I promised in a previous post that I would have more to say about Jacques Derrida. With the amount of stuff going on in the political realm lately, this topic had slipped my mind, but I thought I’d finally return to it.

Plus, according to Craig, I “used to go on about Derrida” in what was, apparently, a less than clear and concise fashion…

At its most basic, Derrida’s goal was to take apart the idea that by examing a given text closely enough, we can get at its “true meaning.” For Derrida, close examination of a text revealed that there is no such thing as a true meaning.

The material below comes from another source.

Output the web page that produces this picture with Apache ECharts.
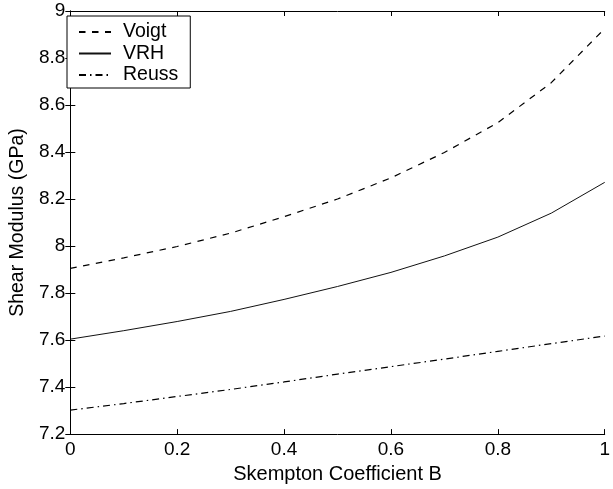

Rather, there are just more and more interpretations of the text, piled one on top of the other.

Out of Derrida’s works and ideas, then, came the notion that any text (even those held to be canonical and sacred) is open to interpretation, criticism, and analysis. Want to do a Marxist reading of Aesop’s Fables? Have at it. Feel that Busby Berkley musicals should be viewed through the lens of radical veganism? You’re welcome to do so. Read Plato’s Rebublic as a reflection on the merits of butterscotch pudding. Criticize the US Constitution for its approach to fax machine repair. Demolish the the Bible for its implicit assumptions regarding the physical geography of Henderson, NV. All of these interpretations are fair game, as far as Derrida is concerned.

Obviously, this sort of approach can be (and often, in my opinion, has been) taken to extremes that are not productive in any practical fashion, and Derrida has taken a lot of heat as a result. Moreover, his theories are frequently blamed for opening the floodgates of moral and cultural relativism. The texts that have been held most sacred (and therefore most exempt from questioning or interpretation) have often provided the ripest targets for deconstruction, and that’s the sort of thing that really pisses off the defenders of the Western Canon.